→ Your task
Among the entries, which lines carry the string "that"? Copy each of them.

→ Recorded information
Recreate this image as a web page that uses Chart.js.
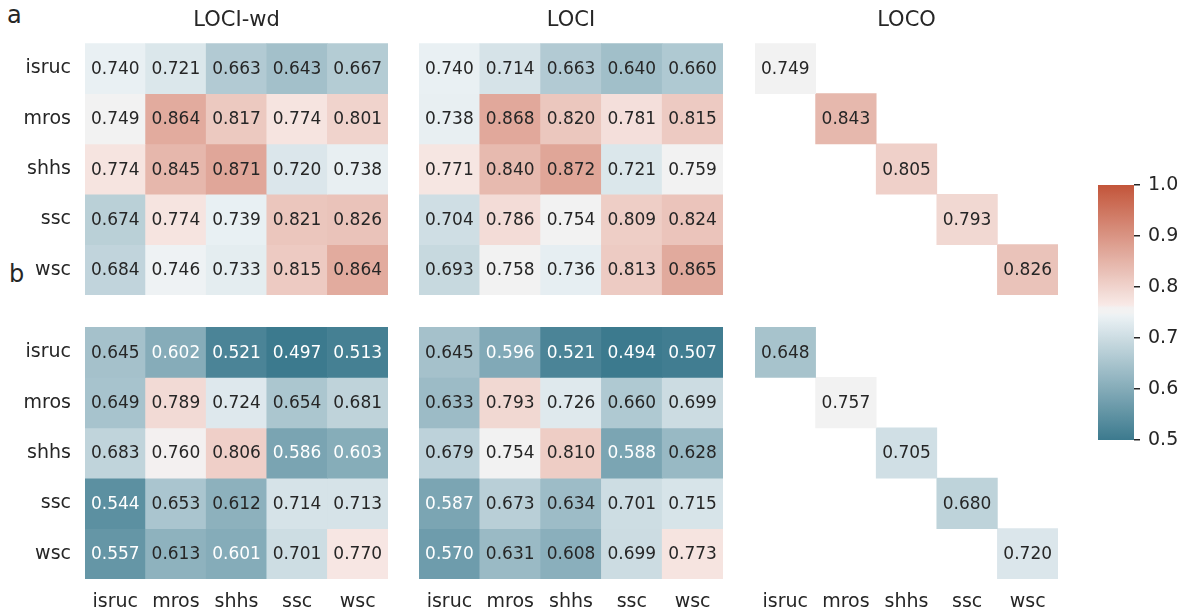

...

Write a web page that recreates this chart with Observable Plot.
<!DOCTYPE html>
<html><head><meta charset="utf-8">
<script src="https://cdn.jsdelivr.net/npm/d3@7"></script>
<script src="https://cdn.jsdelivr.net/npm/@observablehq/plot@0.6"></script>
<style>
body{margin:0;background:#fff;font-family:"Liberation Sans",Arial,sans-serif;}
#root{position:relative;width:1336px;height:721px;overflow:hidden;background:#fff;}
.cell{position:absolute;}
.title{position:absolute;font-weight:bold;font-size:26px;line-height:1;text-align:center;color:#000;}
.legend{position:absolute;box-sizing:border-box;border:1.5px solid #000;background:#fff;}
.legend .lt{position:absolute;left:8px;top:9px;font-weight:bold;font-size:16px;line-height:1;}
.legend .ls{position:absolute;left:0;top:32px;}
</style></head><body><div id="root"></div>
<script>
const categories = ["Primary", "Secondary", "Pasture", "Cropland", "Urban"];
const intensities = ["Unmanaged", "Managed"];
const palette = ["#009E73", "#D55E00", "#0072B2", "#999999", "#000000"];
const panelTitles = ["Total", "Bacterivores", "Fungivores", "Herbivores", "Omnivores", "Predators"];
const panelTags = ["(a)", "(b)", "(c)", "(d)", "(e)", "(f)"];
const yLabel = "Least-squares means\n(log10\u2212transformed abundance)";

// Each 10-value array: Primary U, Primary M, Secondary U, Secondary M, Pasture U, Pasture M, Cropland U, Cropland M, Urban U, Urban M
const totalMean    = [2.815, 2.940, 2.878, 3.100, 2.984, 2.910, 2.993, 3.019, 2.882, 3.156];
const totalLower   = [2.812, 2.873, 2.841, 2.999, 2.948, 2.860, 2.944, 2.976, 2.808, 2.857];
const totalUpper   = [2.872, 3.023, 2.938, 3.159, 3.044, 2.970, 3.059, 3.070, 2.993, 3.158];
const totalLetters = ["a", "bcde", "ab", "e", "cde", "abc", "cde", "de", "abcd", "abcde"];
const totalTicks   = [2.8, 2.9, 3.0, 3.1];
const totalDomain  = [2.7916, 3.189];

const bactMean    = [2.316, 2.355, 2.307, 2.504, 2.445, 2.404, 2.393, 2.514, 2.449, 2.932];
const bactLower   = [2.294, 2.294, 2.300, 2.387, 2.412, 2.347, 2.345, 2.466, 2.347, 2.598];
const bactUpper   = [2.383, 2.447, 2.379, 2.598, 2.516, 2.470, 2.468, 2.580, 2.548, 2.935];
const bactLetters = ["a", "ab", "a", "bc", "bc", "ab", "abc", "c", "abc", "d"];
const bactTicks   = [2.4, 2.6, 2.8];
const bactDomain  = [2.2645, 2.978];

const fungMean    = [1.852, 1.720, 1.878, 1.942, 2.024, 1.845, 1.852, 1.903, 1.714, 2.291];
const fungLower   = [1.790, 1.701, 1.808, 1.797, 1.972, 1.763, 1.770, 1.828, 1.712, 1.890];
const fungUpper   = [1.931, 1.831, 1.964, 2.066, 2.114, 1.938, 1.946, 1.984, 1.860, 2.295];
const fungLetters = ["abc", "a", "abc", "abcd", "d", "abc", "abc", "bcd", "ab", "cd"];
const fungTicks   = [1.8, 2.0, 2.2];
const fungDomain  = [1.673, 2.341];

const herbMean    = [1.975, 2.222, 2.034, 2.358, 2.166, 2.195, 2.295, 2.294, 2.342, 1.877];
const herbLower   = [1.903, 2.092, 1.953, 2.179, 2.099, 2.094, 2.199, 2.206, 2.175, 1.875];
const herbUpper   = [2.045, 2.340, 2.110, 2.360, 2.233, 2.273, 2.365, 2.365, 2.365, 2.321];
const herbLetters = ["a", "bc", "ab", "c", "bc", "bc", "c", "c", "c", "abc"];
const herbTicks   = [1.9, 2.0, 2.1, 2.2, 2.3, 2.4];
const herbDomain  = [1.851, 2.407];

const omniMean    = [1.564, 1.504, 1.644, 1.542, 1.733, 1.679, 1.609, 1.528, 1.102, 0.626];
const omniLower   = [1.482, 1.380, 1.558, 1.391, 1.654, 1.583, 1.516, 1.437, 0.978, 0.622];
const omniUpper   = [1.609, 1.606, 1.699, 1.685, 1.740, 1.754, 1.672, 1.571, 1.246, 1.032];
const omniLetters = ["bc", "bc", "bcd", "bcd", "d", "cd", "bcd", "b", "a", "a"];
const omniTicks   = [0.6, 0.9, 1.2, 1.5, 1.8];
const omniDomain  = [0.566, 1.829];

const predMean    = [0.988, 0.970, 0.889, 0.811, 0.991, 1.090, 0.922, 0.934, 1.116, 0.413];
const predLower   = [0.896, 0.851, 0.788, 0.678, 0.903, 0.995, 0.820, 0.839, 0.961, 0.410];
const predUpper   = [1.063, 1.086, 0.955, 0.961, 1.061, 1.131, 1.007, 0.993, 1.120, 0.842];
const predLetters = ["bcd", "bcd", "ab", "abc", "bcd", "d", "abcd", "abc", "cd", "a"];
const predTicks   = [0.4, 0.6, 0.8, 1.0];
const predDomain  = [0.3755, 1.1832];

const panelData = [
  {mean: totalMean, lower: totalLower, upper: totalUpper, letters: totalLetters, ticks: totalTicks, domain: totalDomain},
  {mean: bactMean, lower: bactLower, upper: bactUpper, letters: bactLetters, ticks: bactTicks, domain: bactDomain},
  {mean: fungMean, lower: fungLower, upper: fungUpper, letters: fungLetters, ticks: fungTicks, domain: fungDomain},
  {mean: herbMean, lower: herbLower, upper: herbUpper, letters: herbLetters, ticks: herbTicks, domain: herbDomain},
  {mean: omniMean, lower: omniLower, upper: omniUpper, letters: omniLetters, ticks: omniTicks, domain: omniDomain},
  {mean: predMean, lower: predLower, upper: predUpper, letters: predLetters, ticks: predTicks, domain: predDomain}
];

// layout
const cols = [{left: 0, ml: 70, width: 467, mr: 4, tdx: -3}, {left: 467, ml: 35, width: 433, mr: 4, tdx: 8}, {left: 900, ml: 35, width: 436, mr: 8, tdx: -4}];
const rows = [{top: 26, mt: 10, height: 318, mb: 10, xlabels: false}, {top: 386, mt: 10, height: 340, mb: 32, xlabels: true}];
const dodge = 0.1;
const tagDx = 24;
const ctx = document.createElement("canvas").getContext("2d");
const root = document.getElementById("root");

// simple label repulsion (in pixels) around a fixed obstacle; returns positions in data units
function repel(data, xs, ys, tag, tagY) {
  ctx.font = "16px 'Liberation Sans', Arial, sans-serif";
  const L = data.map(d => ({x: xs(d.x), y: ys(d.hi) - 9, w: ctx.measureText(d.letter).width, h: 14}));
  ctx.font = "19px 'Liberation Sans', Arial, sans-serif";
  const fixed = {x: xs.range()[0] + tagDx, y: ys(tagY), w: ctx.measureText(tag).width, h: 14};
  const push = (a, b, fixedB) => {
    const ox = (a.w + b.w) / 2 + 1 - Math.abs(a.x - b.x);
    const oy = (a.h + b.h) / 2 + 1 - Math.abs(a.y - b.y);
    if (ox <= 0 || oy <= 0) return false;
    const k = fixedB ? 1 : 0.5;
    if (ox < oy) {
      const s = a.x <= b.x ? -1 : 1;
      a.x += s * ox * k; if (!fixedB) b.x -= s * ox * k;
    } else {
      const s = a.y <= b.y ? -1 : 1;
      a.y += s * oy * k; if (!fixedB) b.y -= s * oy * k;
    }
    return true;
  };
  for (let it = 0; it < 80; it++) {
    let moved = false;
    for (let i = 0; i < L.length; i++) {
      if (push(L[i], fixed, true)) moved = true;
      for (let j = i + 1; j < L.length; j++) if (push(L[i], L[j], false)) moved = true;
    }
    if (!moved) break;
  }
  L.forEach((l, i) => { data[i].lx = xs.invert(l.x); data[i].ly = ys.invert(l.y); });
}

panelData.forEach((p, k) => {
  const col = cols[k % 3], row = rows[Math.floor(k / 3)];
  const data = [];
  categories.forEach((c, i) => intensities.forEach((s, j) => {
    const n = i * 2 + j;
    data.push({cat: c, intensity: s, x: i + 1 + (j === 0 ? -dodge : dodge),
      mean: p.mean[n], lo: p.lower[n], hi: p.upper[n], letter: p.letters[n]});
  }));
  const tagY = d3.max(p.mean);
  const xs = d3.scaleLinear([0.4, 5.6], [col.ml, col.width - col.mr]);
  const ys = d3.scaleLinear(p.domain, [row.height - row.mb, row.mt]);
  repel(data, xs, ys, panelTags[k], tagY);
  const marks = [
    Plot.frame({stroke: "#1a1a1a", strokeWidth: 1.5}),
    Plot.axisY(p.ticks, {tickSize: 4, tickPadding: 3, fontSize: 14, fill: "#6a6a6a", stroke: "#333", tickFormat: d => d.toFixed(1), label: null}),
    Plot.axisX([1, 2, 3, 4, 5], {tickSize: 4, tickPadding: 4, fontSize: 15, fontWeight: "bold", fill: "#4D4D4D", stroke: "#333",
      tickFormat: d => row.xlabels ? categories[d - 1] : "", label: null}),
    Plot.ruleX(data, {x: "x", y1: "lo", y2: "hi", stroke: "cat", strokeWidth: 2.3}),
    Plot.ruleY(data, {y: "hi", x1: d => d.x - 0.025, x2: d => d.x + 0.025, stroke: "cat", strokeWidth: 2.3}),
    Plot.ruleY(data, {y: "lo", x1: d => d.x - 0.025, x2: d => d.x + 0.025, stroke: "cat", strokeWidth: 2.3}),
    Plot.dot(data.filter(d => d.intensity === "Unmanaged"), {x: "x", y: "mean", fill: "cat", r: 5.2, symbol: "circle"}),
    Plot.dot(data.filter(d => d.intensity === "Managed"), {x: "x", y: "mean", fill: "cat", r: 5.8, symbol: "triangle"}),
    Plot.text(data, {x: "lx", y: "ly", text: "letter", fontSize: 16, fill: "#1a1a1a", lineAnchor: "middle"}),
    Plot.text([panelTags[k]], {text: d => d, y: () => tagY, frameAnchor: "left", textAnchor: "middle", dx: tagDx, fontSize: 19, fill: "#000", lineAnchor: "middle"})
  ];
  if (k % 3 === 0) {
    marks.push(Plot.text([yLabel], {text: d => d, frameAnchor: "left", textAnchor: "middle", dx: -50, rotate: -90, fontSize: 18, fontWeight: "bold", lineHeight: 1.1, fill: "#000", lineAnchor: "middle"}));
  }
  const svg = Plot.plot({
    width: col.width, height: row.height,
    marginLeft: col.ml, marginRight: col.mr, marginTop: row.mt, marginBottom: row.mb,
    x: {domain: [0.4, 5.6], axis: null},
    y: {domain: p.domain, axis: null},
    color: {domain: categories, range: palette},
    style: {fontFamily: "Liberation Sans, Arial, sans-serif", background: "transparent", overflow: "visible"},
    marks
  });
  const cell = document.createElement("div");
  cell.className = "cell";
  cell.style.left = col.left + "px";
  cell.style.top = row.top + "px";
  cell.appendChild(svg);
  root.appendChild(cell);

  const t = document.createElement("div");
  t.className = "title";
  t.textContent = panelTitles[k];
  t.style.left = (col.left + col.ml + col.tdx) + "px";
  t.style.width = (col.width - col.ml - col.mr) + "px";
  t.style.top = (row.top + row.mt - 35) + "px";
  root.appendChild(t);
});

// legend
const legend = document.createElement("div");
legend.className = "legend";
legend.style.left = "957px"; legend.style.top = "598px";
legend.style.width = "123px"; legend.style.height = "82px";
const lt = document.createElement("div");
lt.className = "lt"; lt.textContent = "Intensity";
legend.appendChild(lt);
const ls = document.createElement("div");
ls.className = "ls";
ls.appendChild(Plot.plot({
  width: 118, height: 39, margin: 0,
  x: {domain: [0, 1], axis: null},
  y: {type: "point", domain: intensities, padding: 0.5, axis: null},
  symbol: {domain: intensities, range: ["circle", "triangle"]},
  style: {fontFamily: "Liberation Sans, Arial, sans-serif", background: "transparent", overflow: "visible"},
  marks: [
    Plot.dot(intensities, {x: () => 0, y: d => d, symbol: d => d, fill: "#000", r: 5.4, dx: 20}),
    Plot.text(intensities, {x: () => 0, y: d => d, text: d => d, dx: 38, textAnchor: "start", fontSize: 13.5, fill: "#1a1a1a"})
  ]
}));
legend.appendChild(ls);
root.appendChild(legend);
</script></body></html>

--

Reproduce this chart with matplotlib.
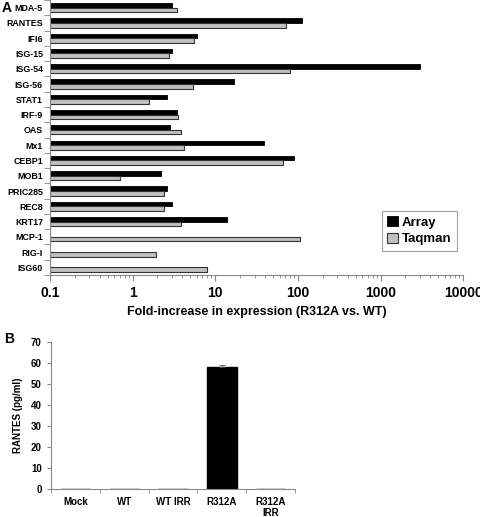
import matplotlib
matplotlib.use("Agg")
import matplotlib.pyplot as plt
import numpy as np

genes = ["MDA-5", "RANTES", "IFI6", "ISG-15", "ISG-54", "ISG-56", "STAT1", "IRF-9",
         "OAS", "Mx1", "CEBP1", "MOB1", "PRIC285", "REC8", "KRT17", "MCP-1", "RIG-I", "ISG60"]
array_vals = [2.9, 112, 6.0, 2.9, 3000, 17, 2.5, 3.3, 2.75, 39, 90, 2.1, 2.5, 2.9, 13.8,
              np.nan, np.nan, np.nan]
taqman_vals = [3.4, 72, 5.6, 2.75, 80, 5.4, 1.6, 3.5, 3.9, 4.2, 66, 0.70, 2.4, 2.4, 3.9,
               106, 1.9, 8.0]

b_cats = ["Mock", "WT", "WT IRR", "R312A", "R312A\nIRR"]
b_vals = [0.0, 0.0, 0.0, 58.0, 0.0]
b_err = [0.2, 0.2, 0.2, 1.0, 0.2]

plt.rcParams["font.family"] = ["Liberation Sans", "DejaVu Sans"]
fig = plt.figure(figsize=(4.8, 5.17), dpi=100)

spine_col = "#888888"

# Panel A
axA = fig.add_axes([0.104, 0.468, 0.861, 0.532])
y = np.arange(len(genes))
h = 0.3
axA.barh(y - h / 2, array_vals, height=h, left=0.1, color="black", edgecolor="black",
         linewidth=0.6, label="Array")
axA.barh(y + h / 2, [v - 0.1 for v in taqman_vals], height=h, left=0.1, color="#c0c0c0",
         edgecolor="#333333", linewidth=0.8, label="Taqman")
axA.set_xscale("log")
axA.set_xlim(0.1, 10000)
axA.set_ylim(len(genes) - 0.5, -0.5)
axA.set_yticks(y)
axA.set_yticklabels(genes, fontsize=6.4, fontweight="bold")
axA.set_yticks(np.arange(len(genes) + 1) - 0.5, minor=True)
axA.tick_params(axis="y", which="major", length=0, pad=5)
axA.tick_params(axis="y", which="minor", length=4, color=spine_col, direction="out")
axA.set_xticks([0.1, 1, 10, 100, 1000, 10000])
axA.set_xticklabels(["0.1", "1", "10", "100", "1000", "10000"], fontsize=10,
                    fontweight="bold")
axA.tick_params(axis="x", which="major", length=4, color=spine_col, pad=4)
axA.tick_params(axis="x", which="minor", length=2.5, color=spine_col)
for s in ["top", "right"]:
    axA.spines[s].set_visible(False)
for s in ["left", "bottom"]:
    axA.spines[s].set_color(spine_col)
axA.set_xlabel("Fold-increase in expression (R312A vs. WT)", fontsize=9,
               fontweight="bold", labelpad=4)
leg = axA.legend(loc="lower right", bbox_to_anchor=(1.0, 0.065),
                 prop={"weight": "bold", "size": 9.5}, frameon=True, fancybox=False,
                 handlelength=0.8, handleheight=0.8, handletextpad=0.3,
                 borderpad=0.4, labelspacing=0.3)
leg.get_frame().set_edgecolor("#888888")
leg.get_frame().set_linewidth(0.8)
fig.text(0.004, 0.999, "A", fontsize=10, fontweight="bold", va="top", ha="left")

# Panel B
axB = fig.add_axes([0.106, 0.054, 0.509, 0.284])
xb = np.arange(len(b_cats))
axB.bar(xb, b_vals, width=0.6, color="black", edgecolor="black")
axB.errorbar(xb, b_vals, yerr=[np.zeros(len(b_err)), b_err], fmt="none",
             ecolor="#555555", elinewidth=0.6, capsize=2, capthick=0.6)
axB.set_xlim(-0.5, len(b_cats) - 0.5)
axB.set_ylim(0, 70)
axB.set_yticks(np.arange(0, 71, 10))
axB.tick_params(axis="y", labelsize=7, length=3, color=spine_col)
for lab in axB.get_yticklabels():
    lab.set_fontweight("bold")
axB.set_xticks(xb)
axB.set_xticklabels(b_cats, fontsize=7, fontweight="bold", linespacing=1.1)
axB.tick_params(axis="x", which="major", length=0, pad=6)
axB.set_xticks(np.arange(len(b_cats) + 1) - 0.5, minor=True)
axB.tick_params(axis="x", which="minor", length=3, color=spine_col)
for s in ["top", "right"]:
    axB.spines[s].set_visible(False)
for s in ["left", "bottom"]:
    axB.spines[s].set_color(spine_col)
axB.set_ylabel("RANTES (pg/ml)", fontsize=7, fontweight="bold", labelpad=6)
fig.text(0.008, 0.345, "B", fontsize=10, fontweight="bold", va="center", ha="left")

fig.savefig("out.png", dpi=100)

→ Written response
Recreate this image as a web page that uses Chart.js.
Write a web page that recreates this chart with Observable Plot.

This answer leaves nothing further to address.